======== DATASET EXTRACT ========

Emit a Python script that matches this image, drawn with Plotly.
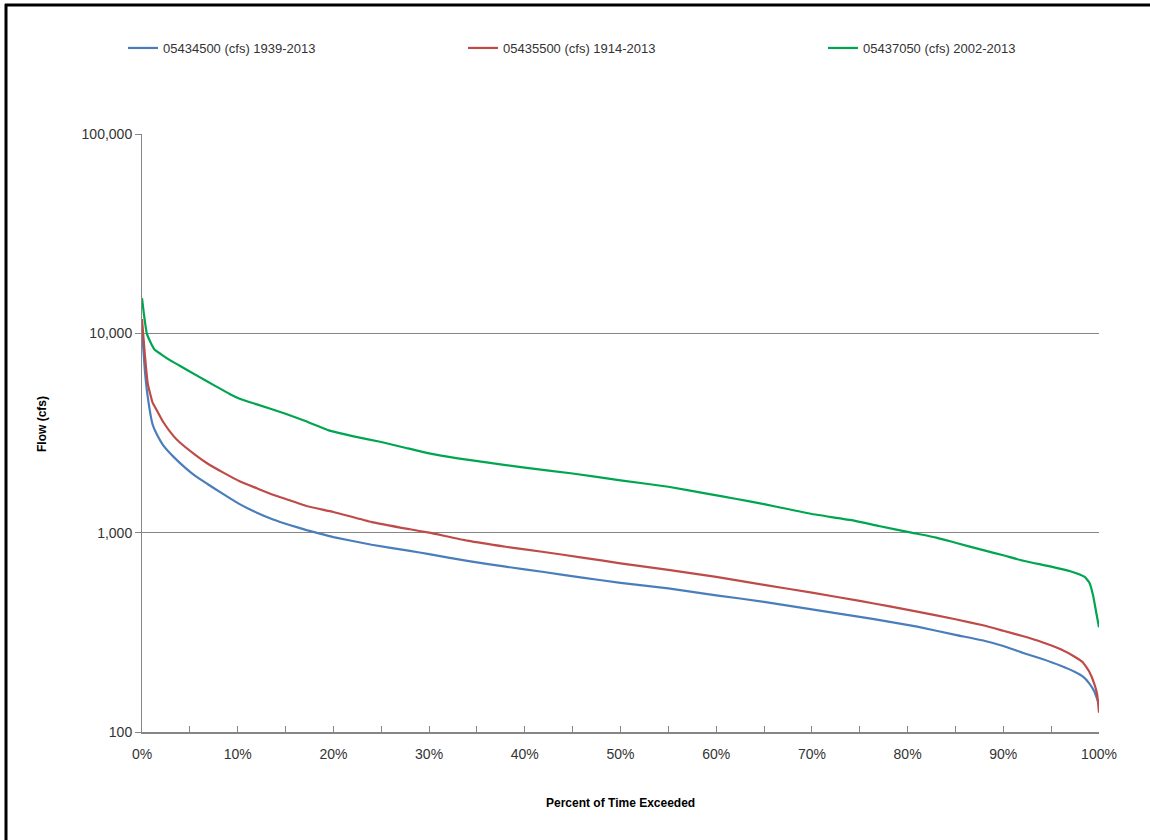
import plotly.graph_objects as go

# Percent of time exceeded (%) and flow (cfs)
pct_a = [0, 0.3, 0.6, 1.1, 1.5, 2.2, 3.3, 4.5, 5.6, 6.8, 8.5, 10.2, 12, 13.7, 15.5, 17.2, 18.2, 20,
         24, 28, 30, 34, 38, 42, 46, 50, 55, 60, 65, 70, 75, 78, 81, 85, 88, 90, 92, 94, 96,
         97.5, 98.3, 99, 99.5, 100]
flow_a = [10300, 6500, 4800, 3500, 3150, 2750, 2400, 2120, 1920, 1760, 1560, 1390, 1260, 1165,
          1090, 1030, 1000, 950, 870, 810, 780, 722, 675, 635, 595, 560, 525, 485, 450, 412,
          378, 358, 338, 307, 287, 270, 250, 233, 215, 200, 190, 175, 160, 138]

pct_b = [0, 0.3, 0.6, 1.1, 1.5, 2.2, 3.3, 3.9, 5.6, 6.8, 8.5, 10.2, 12, 13.7, 15.5, 17.2, 20,
         24, 28, 30, 34, 38, 42, 46, 50, 55, 60, 65, 70, 75, 78, 81, 85, 88, 90, 92, 94, 96,
         97.5, 98.3, 99, 99.5, 99.8, 100]
flow_b = [11800, 7800, 5600, 4500, 4150, 3600, 3050, 2850, 2450, 2230, 2000, 1810, 1670, 1550,
          1450, 1360, 1270, 1130, 1040, 1000, 912, 850, 800, 750, 702, 650, 600, 547, 500, 455,
          428, 402, 368, 342, 322, 303, 283, 260, 238, 224, 200, 175, 155, 125]

pct_c = [0, 0.2, 0.5, 0.9, 1.3, 2, 3, 3.9, 5.7, 7.5, 9.2, 10.2, 12, 15, 17, 19.6, 22, 25, 27.6,
         30, 33, 36, 40, 45, 50, 55, 59.3, 62, 65, 67.6, 70, 74.4, 77, 80.4, 83, 85, 88, 90, 92,
         95, 97, 98.5, 99, 99.4, 99.7, 100]
flow_c = [15000, 12500, 10000, 9000, 8300, 7850, 7300, 6900, 6150, 5500, 4950, 4700, 4400, 3950,
          3640, 3250, 3050, 2850, 2660, 2500, 2360, 2250, 2120, 1980, 1830, 1700, 1560, 1480,
          1390, 1310, 1240, 1150, 1080, 1000, 945, 890, 815, 770, 725, 675, 640, 600, 560, 480,
          400, 335]

names = ["05434500 (cfs) 1939-2013", "05435500 (cfs) 1914-2013", "05437050 (cfs) 2002-2013"]
colors = ["#4A7EBB", "#BE4B48", "#00A550"]

y_tickvals = [100, 1000, 10000, 100000]
y_ticktext = ["100", "1,000", "10,000", "100,000"]
x_tickvals = [0, 10, 20, 30, 40, 50, 60, 70, 80, 90, 100]
x_ticktext = [f"{v}%" for v in x_tickvals]

FONT = "Liberation Sans, Arial, sans-serif"

L, R, T, B = 142, 51, 134, 108
W, H = 1150, 840
pw, ph = W - L - R, H - T - B

def px_x(px):
    return (px - L) / pw

def px_y(py):
    return (H - B - py) / ph

legend_ids = ["legend", "legend2", "legend3"]
legend_px = [123, 463, 823]

fig = go.Figure()
for p, f, n, c, lg in zip([pct_a, pct_b, pct_c], [flow_a, flow_b, flow_c], names, colors, legend_ids):
    fig.add_trace(go.Scatter(x=p, y=f, mode="lines", name=n, legend=lg,
                             line=dict(color=c, width=2.2, shape="spline", smoothing=0.4)))

legend_common = dict(orientation="h", xanchor="left", yanchor="middle",
                     font=dict(family=FONT, size=13, color="#333333"),
                     bgcolor="rgba(0,0,0,0)", borderwidth=0)

layout_legends = {lg: dict(legend_common, x=px_x(xp), y=px_y(48))
                  for lg, xp in zip(legend_ids, legend_px)}

fig.update_layout(
    width=W, height=H,
    margin=dict(l=L, r=R, t=T, b=B),
    paper_bgcolor="white", plot_bgcolor="white",
    font=dict(family=FONT, size=13, color="#333333"),
    showlegend=True,
    **layout_legends,
    xaxis=dict(range=[0, 100], tickvals=x_tickvals, ticktext=x_ticktext,
               ticks="inside", ticklen=6, tickcolor="#868686",
               showline=True, linecolor="#868686", linewidth=1.5,
               showgrid=False, zeroline=False, ticklabelstandoff=8,
               minor=dict(dtick=5, tick0=0, ticks="inside", ticklen=6, tickcolor="#868686",
                          showgrid=False),
               tickfont=dict(size=14, color="#333333")),
    yaxis=dict(type="log", range=[2, 5], tickvals=y_tickvals, ticktext=y_ticktext,
               ticks="outside", ticklen=6, tickcolor="#868686",
               showline=True, linecolor="#868686", linewidth=1,
               showgrid=True, gridcolor="#868686", gridwidth=1, zeroline=False,
               tickfont=dict(size=14, color="#333333")),
    annotations=[
        dict(text="<b>Percent of Time Exceeded</b>", x=0.5, y=px_y(803), xref="paper", yref="paper",
             showarrow=False, font=dict(family=FONT, size=12, color="#000000"),
             xanchor="center", yanchor="middle"),
        dict(text="<b>Flow (cfs)</b>", x=px_x(42), y=px_y(424), xref="paper", yref="paper",
             showarrow=False, textangle=-90, font=dict(family=FONT, size=12, color="#000000"),
             xanchor="center", yanchor="middle"),
    ],
    shapes=[
        dict(type="line", xref="paper", yref="paper", x0=px_x(6), x1=px_x(6),
             y0=px_y(845), y1=px_y(4), line=dict(color="black", width=3)),
        dict(type="line", xref="paper", yref="paper", x0=px_x(5), x1=px_x(1155),
             y0=px_y(5), y1=px_y(5), line=dict(color="black", width=3)),
    ],
)

fig.write_html("out.html", config={"displayModeBar": False},
               post_script="document.body.style.margin='0px';document.body.style.overflow='hidden';")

========

- [WRITTEN INSTRUCTION] Repeat only what lies between the start of the data and the end of the line containing "175, 155, 125]", exactly, with pictures left out.

- [EXPECTED OUTPUT]
Emit a Python script that matches this image, drawn with Plotly.
import plotly.graph_objects as go

# Percent of time exceeded (%) and flow (cfs)
pct_a = [0, 0.3, 0.6, 1.1, 1.5, 2.2, 3.3, 4.5, 5.6, 6.8, 8.5, 10.2, 12, 13.7, 15.5, 17.2, 18.2, 20,
         24, 28, 30, 34, 38, 42, 46, 50, 55, 60, 65, 70, 75, 78, 81, 85, 88, 90, 92, 94, 96,
         97.5, 98.3, 99, 99.5, 100]
flow_a = [10300, 6500, 4800, 3500, 3150, 2750, 2400, 2120, 1920, 1760, 1560, 1390, 1260, 1165,
          1090, 1030, 1000, 950, 870, 810, 780, 722, 675, 635, 595, 560, 525, 485, 450, 412,
          378, 358, 338, 307, 287, 270, 250, 233, 215, 200, 190, 175, 160, 138]

pct_b = [0, 0.3, 0.6, 1.1, 1.5, 2.2, 3.3, 3.9, 5.6, 6.8, 8.5, 10.2, 12, 13.7, 15.5, 17.2, 20,
         24, 28, 30, 34, 38, 42, 46, 50, 55, 60, 65, 70, 75, 78, 81, 85, 88, 90, 92, 94, 96,
         97.5, 98.3, 99, 99.5, 99.8, 100]
flow_b = [11800, 7800, 5600, 4500, 4150, 3600, 3050, 2850, 2450, 2230, 2000, 1810, 1670, 1550,
          1450, 1360, 1270, 1130, 1040, 1000, 912, 850, 800, 750, 702, 650, 600, 547, 500, 455,
          428, 402, 368, 342, 322, 303, 283, 260, 238, 224, 200, 175, 155, 125]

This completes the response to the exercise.